Directions for this task: Extract, exactly as written, each line from the start of the records below to the line containing "ax.tick_params(axis='y', length=0, labelcolor=TEXT, pad=15)", both ends included; drop the pictures.

Dataset content:
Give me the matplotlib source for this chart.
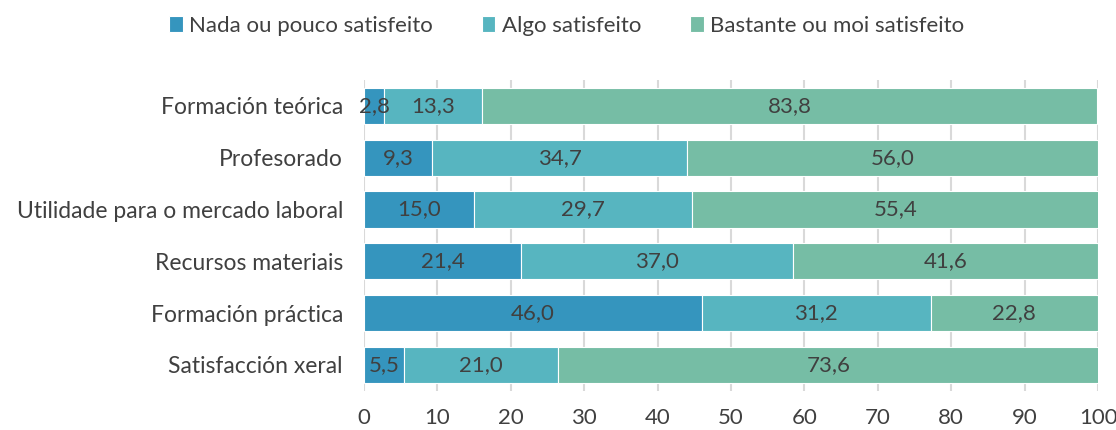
import matplotlib.pyplot as plt
import numpy as np

plt.rcParams['font.family'] = ['Lato', 'DejaVu Sans']

categories = ['Formación teórica', 'Profesorado', 'Utilidade para o mercado laboral',
              'Recursos materiais', 'Formación práctica', 'Satisfacción xeral']
nada = [2.8, 9.3, 15.0, 21.4, 46.0, 5.5]
algo = [13.3, 34.7, 29.7, 37.0, 31.2, 21.0]
bastante = [83.8, 56.0, 55.4, 41.6, 22.8, 73.6]
series_names = ['Nada ou pouco satisfeito', 'Algo satisfeito', 'Bastante ou moi satisfeito']
colors = ['#3595BE', '#57B5C0', '#76BDA5']

TEXT = '#404040'
FS = 16

fig = plt.figure(figsize=(11.16, 4.30), dpi=100)
ax = fig.add_axes([0.326, 0.091, 0.658, 0.723])

y = np.arange(len(categories))
left = np.zeros(len(categories))
for vals, name, col in zip([nada, algo, bastante], series_names, colors):
    vals = np.array(vals)
    ax.barh(y, vals, left=left, height=0.7, color=col, edgecolor='white',
            linewidth=0.8, label=name, zorder=3)
    for yi, l, v in zip(y, left, vals):
        ax.text(l + v / 2, yi, f'{v:.1f}'.replace('.', ','), ha='center', va='center',
                fontsize=FS, color=TEXT, zorder=4)
    left += vals

ax.set_xlim(0, 100)
ax.set_ylim(len(categories) - 0.5, -0.5)
ax.set_yticks(y)
ax.set_yticklabels(categories, fontsize=16.5)
ax.set_xticks(np.arange(0, 101, 10))
ax.grid(axis='x', color='#d9d9d9', linewidth=1.5, zorder=0)
for s in ax.spines.values():
    s.set_visible(False)
ax.tick_params(axis='x', length=0, labelsize=FS, labelcolor=TEXT, pad=12)
ax.tick_params(axis='y', length=0, labelcolor=TEXT, pad=15)

fig.legend(loc='upper center', bbox_to_anchor=(0.508, 1.01), ncol=3, frameon=False,
           fontsize=FS, labelcolor=TEXT, handlelength=0.6, handleheight=0.7,
           handletextpad=0.3, columnspacing=2.2)

fig.savefig('out.png', dpi=100)
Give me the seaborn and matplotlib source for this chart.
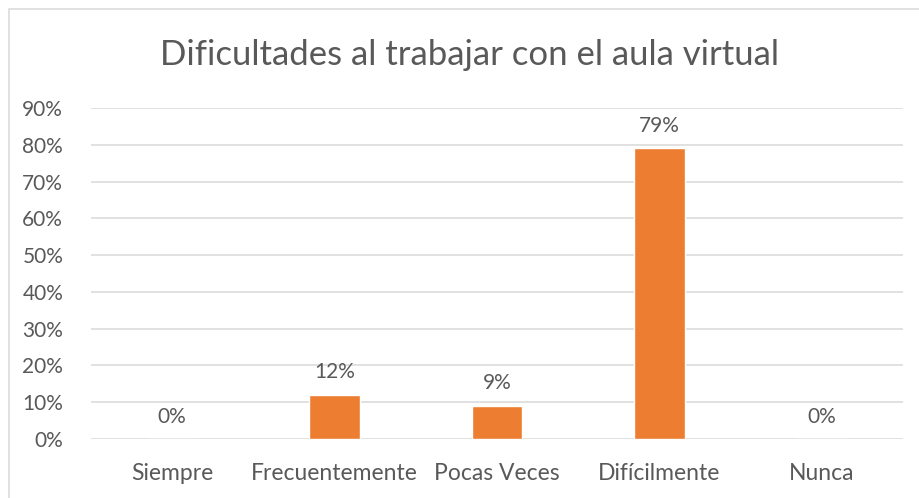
import pandas as pd
import seaborn as sns
import matplotlib
matplotlib.use("Agg")
import matplotlib.pyplot as plt
from matplotlib.patches import Rectangle
from matplotlib.ticker import PercentFormatter

categories = ["Siempre", "Frecuentemente", "Pocas Veces", "Difícilmente", "Nunca"]
values = [0.00, 0.12, 0.09, 0.79, 0.00]
labels = ["0%", "12%", "9%", "79%", "0%"]
yticks = [0.0, 0.1, 0.2, 0.3, 0.4, 0.5, 0.6, 0.7, 0.8, 0.9]

df = pd.DataFrame({"categoria": categories, "valor": values})

sns.set_theme(style="white")
plt.rcParams["font.family"] = ["Lato", "DejaVu Sans"]
text_color = "#595959"

fig = plt.figure(figsize=(9.2, 4.98), dpi=100)
ax = fig.add_axes([91 / 920, 59 / 498, 812 / 920, 331 / 498])

sns.barplot(data=df, x="categoria", y="valor", color="#ED7D31", saturation=1,
            width=0.314, ax=ax, zorder=3)

ax.set_ylim(0, 0.9)
ax.set_yticks(yticks)
ax.yaxis.set_major_formatter(PercentFormatter(1.0, decimals=0))
ax.grid(axis="y", color="#D9D9D9", linewidth=1.1, zorder=0)
ax.grid(axis="x", visible=False)
for s in ax.spines.values():
    s.set_visible(False)
ax.tick_params(axis="both", length=0, colors=text_color)
ax.tick_params(axis="y", pad=20, labelsize=15)
ax.tick_params(axis="x", pad=17, labelsize=16.5)
ax.set_xlabel("")
ax.set_ylabel("")
ax.set_axisbelow(True)

ax.bar_label(ax.containers[0], labels=labels, padding=9, fontsize=15, color=text_color)

fig.text(470 / 920, 1 - 55 / 498, "Dificultades al trabajar con el aula virtual",
         ha="center", va="center", fontsize=25, color=text_color)

# marco del gráfico
fig.patches.append(Rectangle((9 / 920, -0.1), 1.2, 1 - 9 / 498 + 0.1, transform=fig.transFigure,
                             fill=False, edgecolor="#D9D9D9", linewidth=1.1))

fig.savefig("out.png", dpi=100)
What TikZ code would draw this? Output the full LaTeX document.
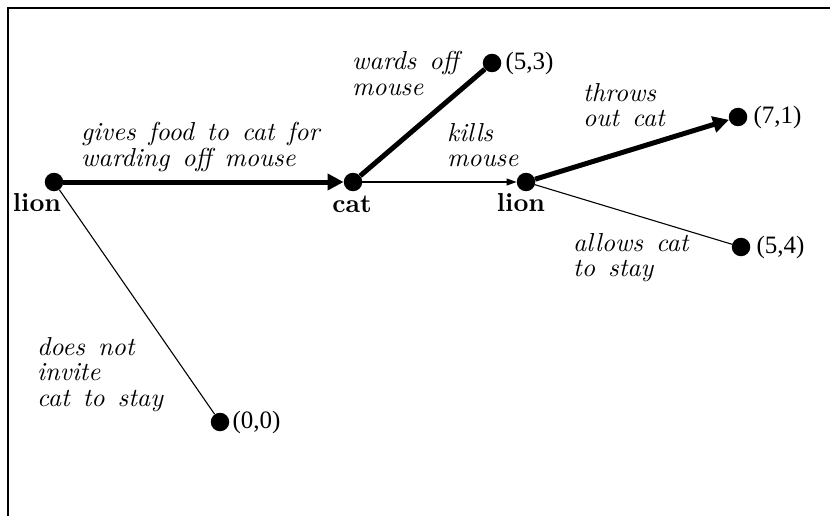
\documentclass[tikz,border=0pt]{standalone}
\usepackage{fontspec}
\newfontfamily\coordfont{Liberation Serif}
\newfontfamily\actfont{lmroman10-italic.otf}[WordSpace=1.4]
\newfontfamily\playerfont{lmroman10-bold.otf}
\usetikzlibrary{arrows.meta}

\begin{document}
\begin{tikzpicture}[x=1pt,y=-1pt,
  dot/.style={circle,fill=black,inner sep=0pt,minimum size=18.5pt},
  strong/.style={line width=5pt},
  weak/.style={line width=1.1pt},
  bigtip/.style={-{Triangle[length=16pt,width=16pt]}},
  smalltip/.style={-{Triangle[length=10pt,width=7pt]}},
  player/.style={font=\playerfont\fontsize{26}{26}\selectfont,inner sep=0pt,anchor=base},
  payoff/.style={font=\coordfont\fontsize{25}{25}\selectfont,inner sep=0pt,anchor=west},
  act/.style={font=\actfont\fontsize{26}{25.5}\selectfont,
    align=left,inner sep=0pt,anchor=north west}]

\useasboundingbox (0,0) rectangle (830,516);

% frame
\coordinate (fb) at (8,516);
\coordinate (fc) at (8,8);
\coordinate (fr) at (830,8);
\draw[line width=2pt] (fb) -- (fc) -- (fr);

% decision and terminal nodes
\node[dot] (l1) at (54,182) {};
\node[dot] (c)  at (353,182) {};
\node[dot] (l2) at (526,182) {};
\node[dot] (t53) at (492,63) {};
\node[dot] (t71) at (738,117) {};
\node[dot] (t54) at (741,247) {};
\node[dot] (t00) at (220,422) {};

% moves
\draw[strong,bigtip] (l1) -- (c);
\draw[weak] (l1) -- (t00);
\draw[strong] (c) -- (t53);
\draw[weak,smalltip] (c) -- (l2);
\draw[strong,bigtip] (l2) -- (t71);
\draw[weak] (l2) -- (t54);

% players
\node[player] (p1) at (37,211) {lion};
\node[player] (p2) at (352,212) {cat};
\node[player] (p3) at (521,211) {lion};

% payoffs
\node[payoff] (v53) at ([xshift=4pt]t53.east) {(5,3)};
\node[payoff] (v71) at ([xshift=6pt]t71.east) {(7,1)};
\node[payoff] (v54) at ([xshift=6pt]t54.east) {(5,4)};
\node[payoff] (v00) at ([xshift=3pt]t00.east) {(0,0)};

% action labels
\node[act] (a1) at (81,122) {gives food to cat for\\warding off mouse};
\node[act] (a2) at (352,51) {wards off\\mouse};
\node[act] (a3) at (447,123) {kills\\mouse};
\node[act] (a4) at (583,83) {throws\\out cat};
\node[act] (a5) at (573,233) {allows cat\\to stay};
\node[act] (a6) at (37,337) {does not\\invite\\cat to stay};
\end{tikzpicture}
\end{document}
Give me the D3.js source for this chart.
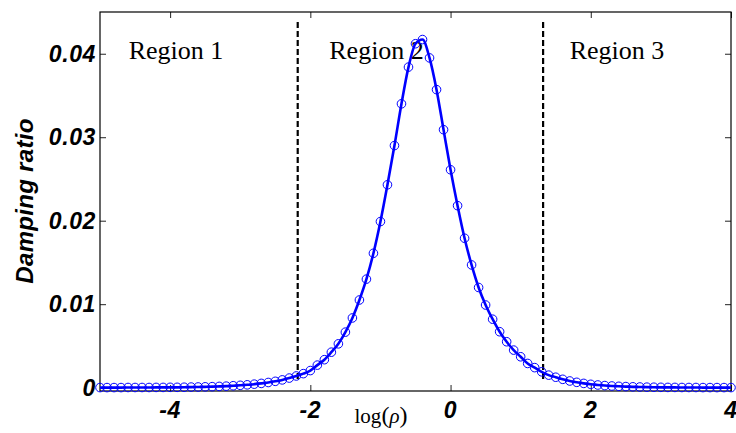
<!DOCTYPE html>
<html>
<head>
<meta charset="utf-8">
<script src="https://cdn.jsdelivr.net/npm/d3@7"></script>
<style>
body{margin:0;background:#fff;}
svg{display:block;}
.tick_lbl{font-family:"Liberation Sans",Arial,sans-serif;font-weight:bold;font-style:italic;font-size:23px;letter-spacing:0.6px;}
.reg_lbl{font-family:"Liberation Serif","Times New Roman",serif;font-size:26px;}
</style>
</head>
<body>
<div id="chart"></div>
<script>
var log_rho = [-5.0,-4.9,-4.8,-4.7,-4.6,-4.5,-4.4,-4.3,-4.2,-4.1,
  -4.0,-3.9,-3.8,-3.7,-3.6,-3.5,-3.4,-3.3,-3.2,-3.1,
  -3.0,-2.9,-2.8,-2.7,-2.6,-2.5,-2.4,-2.3,-2.2,-2.1,
  -2.0,-1.9,-1.8,-1.7,-1.6,-1.5,-1.4,-1.3,-1.2,-1.1,
  -1.0,-0.9,-0.8,-0.7,-0.6,-0.5,-0.4,-0.3,-0.2,-0.1,
  0.0,0.1,0.2,0.3,0.4,0.5,0.6,0.7,0.8,0.9,
  1.0,1.1,1.2,1.3,1.4,1.5,1.6,1.7,1.8,1.9,
  2.0,2.1,2.2,2.3,2.4,2.5,2.6,2.7,2.8,2.9,
  3.0,3.1,3.2,3.3,3.4,3.5,3.6,3.7,3.8,3.9,4.0];

var damping = [0.00001,0.00001,0.00001,0.00001,0.00002,0.00002,0.00002,0.00002,0.00003,0.00003,
  0.00004,0.00004,0.00005,0.00007,0.00008,0.00010,0.00012,0.00015,0.00018,0.00023,
  0.00028,0.00034,0.00042,0.00051,0.00062,0.00076,0.00093,0.00115,0.00140,0.00168,
  0.00205,0.00270,0.00335,0.00425,0.00525,0.00665,0.00835,0.0105,0.0130,0.0161,
  0.0199,0.0243,0.0290,0.0340,0.0384,0.0412,0.0417,0.0395,0.0357,0.0309,
  0.0261,0.0218,0.0179,0.0147,0.0120,0.0099,0.0082,0.0067,0.0055,0.0045,
  0.0037,0.0029,0.0024,0.0019,0.00150,0.00125,0.00100,0.00080,0.00064,0.00051,
  0.00040,0.00032,0.00025,0.00020,0.00016,0.00013,0.00010,0.00008,0.00006,0.00005,
  0.00004,0.00003,0.00003,0.00002,0.00002,0.00002,0.00001,0.00001,0.00001,0.00001,0.00001];

var x_ticks = [-4,-2,0,2,4];
var y_ticks = [0,0.01,0.02,0.03,0.04];
var y_tick_labels = ["0","0.01","0.02","0.03","0.04"];

var region_bounds = [-2.18, 1.32];
var region_names = ["Region 1","Region 2","Region 3"];
var region_x = [-4.59, -1.73, 1.70];
var region_y = 0.0394;

var width = 736, height = 433;
var m_left = 100, m_right = 731, m_top = 12, m_bottom = 391;

var x = d3.scaleLinear().domain([-5,4]).range([m_left,m_right]);
var y = d3.scaleLinear().domain([-0.0004,0.045]).range([m_bottom,m_top]);

var svg = d3.select("#chart").append("svg")
    .attr("width",width)
    .attr("height",height);

var pts = log_rho.map(function(v,i){ return [v, damping[i]]; });

// axes box, MATLAB style ticks pointing inward
function no_domain(g){ g.select(".domain").remove(); }
svg.append("g")
    .attr("transform","translate(0,"+m_bottom+")")
    .call(d3.axisBottom(x).tickValues(x_ticks).tickSizeInner(-6).tickSizeOuter(0).tickFormat(""))
    .call(no_domain);
svg.append("g")
    .attr("transform","translate(0,"+m_top+")")
    .call(d3.axisTop(x).tickValues(x_ticks).tickSizeInner(-6).tickSizeOuter(0).tickFormat(""))
    .call(no_domain);
svg.append("g")
    .attr("transform","translate("+m_left+",0)")
    .call(d3.axisLeft(y).tickValues(y_ticks).tickSizeInner(-6).tickSizeOuter(0).tickFormat(""))
    .call(no_domain);
svg.append("g")
    .attr("transform","translate("+m_right+",0)")
    .call(d3.axisRight(y).tickValues(y_ticks).tickSizeInner(-6).tickSizeOuter(0).tickFormat(""))
    .call(no_domain);
svg.selectAll(".tick line").attr("stroke","#222").attr("stroke-width",1);

svg.append("rect")
    .attr("x",m_left).attr("y",m_top)
    .attr("width",m_right-m_left).attr("height",m_bottom-m_top)
    .attr("fill","none")
    .attr("stroke","#000")
    .attr("stroke-width",1.2);

svg.selectAll(".xlbl").data(x_ticks).join("text")
    .attr("class","tick_lbl")
    .attr("x",function(d){ return x(d); })
    .attr("y",418)
    .attr("text-anchor","middle")
    .text(function(d){ return d; });

svg.selectAll(".ylbl").data(y_ticks).join("text")
    .attr("class","tick_lbl")
    .attr("x",96)
    .attr("y",function(d){ return y(d)+8; })
    .attr("text-anchor","end")
    .text(function(d,i){ return y_tick_labels[i]; });

svg.append("text")
    .attr("class","tick_lbl")
    .attr("transform","translate(33,201) rotate(-90)")
    .attr("text-anchor","middle")
    .style("font-size","24px")
    .style("letter-spacing","0.3px")
    .text("Damping ratio");

var xl = svg.append("text")
    .attr("x",381).attr("y",423)
    .attr("text-anchor","middle")
    .style("font-family","'Liberation Serif','Times New Roman',serif")
    .style("font-size","21px");
xl.append("tspan").text("log");
xl.append("tspan").style("font-size","24px").text("(");
xl.append("tspan").style("font-style","italic").text("\u03c1");
xl.append("tspan").style("font-size","24px").text(")");

// region boundaries
svg.selectAll(".bound").data(region_bounds).join("line")
    .attr("x1",function(d){ return x(d); })
    .attr("x2",function(d){ return x(d); })
    .attr("y1",y(0.0438))
    .attr("y2",y(0.0007))
    .attr("stroke","#000")
    .attr("stroke-width",2.2)
    .attr("stroke-dasharray","6,3");

svg.selectAll(".reg").data(region_names).join("text")
    .attr("class","reg_lbl")
    .attr("x",function(d,i){ return x(region_x[i]); })
    .attr("y",y(region_y))
    .text(function(d){ return d; });

svg.selectAll(".mk").data(pts).join("circle")
    .attr("cx",function(d){ return x(d[0]); })
    .attr("cy",function(d){ return y(d[1]); })
    .attr("r",4.3)
    .attr("fill","none")
    .attr("stroke","#0000ff")
    .attr("stroke-width",1);

svg.append("path")
    .datum(pts)
    .attr("fill","none")
    .attr("stroke","#0000ff")
    .attr("stroke-width",2.6)
    .attr("d",d3.line()
        .x(function(d){ return x(d[0]); })
        .y(function(d){ return y(d[1]); })
        .curve(d3.curveMonotoneX));
</script>
</body>
</html>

Exercise answer:
Give me the matplotlib source for this chart.
import matplotlib.pyplot as plt
import numpy as np

plt.rcParams['font.family'] = ['Lato', 'DejaVu Sans']

categories = ['Formación teórica', 'Profesorado', 'Utilidade para o mercado laboral',
              'Recursos materiais', 'Formación práctica', 'Satisfacción xeral']
nada = [2.8, 9.3, 15.0, 21.4, 46.0, 5.5]
algo = [13.3, 34.7, 29.7, 37.0, 31.2, 21.0]
bastante = [83.8, 56.0, 55.4, 41.6, 22.8, 73.6]
series_names = ['Nada ou pouco satisfeito', 'Algo satisfeito', 'Bastante ou moi satisfeito']
colors = ['#3595BE', '#57B5C0', '#76BDA5']

TEXT = '#404040'
FS = 16

fig = plt.figure(figsize=(11.16, 4.30), dpi=100)
ax = fig.add_axes([0.326, 0.091, 0.658, 0.723])

y = np.arange(len(categories))
left = np.zeros(len(categories))
for vals, name, col in zip([nada, algo, bastante], series_names, colors):
    vals = np.array(vals)
    ax.barh(y, vals, left=left, height=0.7, color=col, edgecolor='white',
            linewidth=0.8, label=name, zorder=3)
    for yi, l, v in zip(y, left, vals):
        ax.text(l + v / 2, yi, f'{v:.1f}'.replace('.', ','), ha='center', va='center',
                fontsize=FS, color=TEXT, zorder=4)
    left += vals

ax.set_xlim(0, 100)
ax.set_ylim(len(categories) - 0.5, -0.5)
ax.set_yticks(y)
ax.set_yticklabels(categories, fontsize=16.5)
ax.set_xticks(np.arange(0, 101, 10))
ax.grid(axis='x', color='#d9d9d9', linewidth=1.5, zorder=0)
for s in ax.spines.values():
    s.set_visible(False)
ax.tick_params(axis='x', length=0, labelsize=FS, labelcolor=TEXT, pad=12)
ax.tick_params(axis='y', length=0, labelcolor=TEXT, pad=15)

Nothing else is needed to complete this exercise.